Some things to consider:
1. If you have a SAAMI chamber, and are using regular FL sizing dies with an expander ball, you are working the brass big time. You can be expanding the neck 5 thou or more on firing. Then risizing it down by 10 thou or more, and then expanding it back up again with the expander ball. For sure that work hardens the brass fairly quickly. Despite that abuse I have had .264 WM Winchester cases last up to 20 reloads without cracking. If nothing else it shows how much abuse the brass can take.
2. On the other hand if you have a tight neck, turned neck OD, and use a bushing die without an expander ball, this whole cycle of expansion and contraction is reduced by a huge amount. The issue then becomes more one of uniform tension than preventing cracking.

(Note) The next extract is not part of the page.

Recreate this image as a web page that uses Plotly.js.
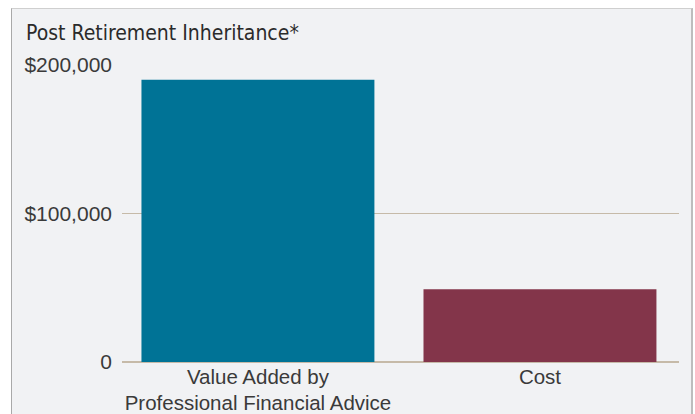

3. If your last sizing step is a reduction with say a bushing, then as your brass work hardens, you get more springback, and tension is reduced. If your last sizing step is an expansion with an expander ball, the reverse happens. More springback gives you more tension. I use a hybrid method and use a bushing which minimally reduces the neck size, and then follow that with an expander ball that just slightly increases the neck ID. I feel that method is less sensitive to brass work hardening effects. I have gone 5 firings, and not noted any significant difference in feel, or required a bushing size change. But, then I just go by feel and have no fancy seating pressure measurement system.
4. And last the amount of softening that the annealing process does is highly dependent on the initial hardness of the case. See the graph below which illustrates how much the hardness is reduced with the same annealing temperature and time, but with three different hardness states. The harder it is (yellow line), the more effect annealing has. So if consistency is your objective, letting the brass get hard will result in a big change. And on the other hand if it is soft already (blue line), you may be essentially doing next to nothing or nothing at normal annealing temperatures. And just a personal theory, but I suspect many are annealing at too low a temperature to do much at all. By my estimations you need to reach about 875 deg F for 7 seconds to anneal harder brass. At 750 to 800 F for a few seconds nothing will happen.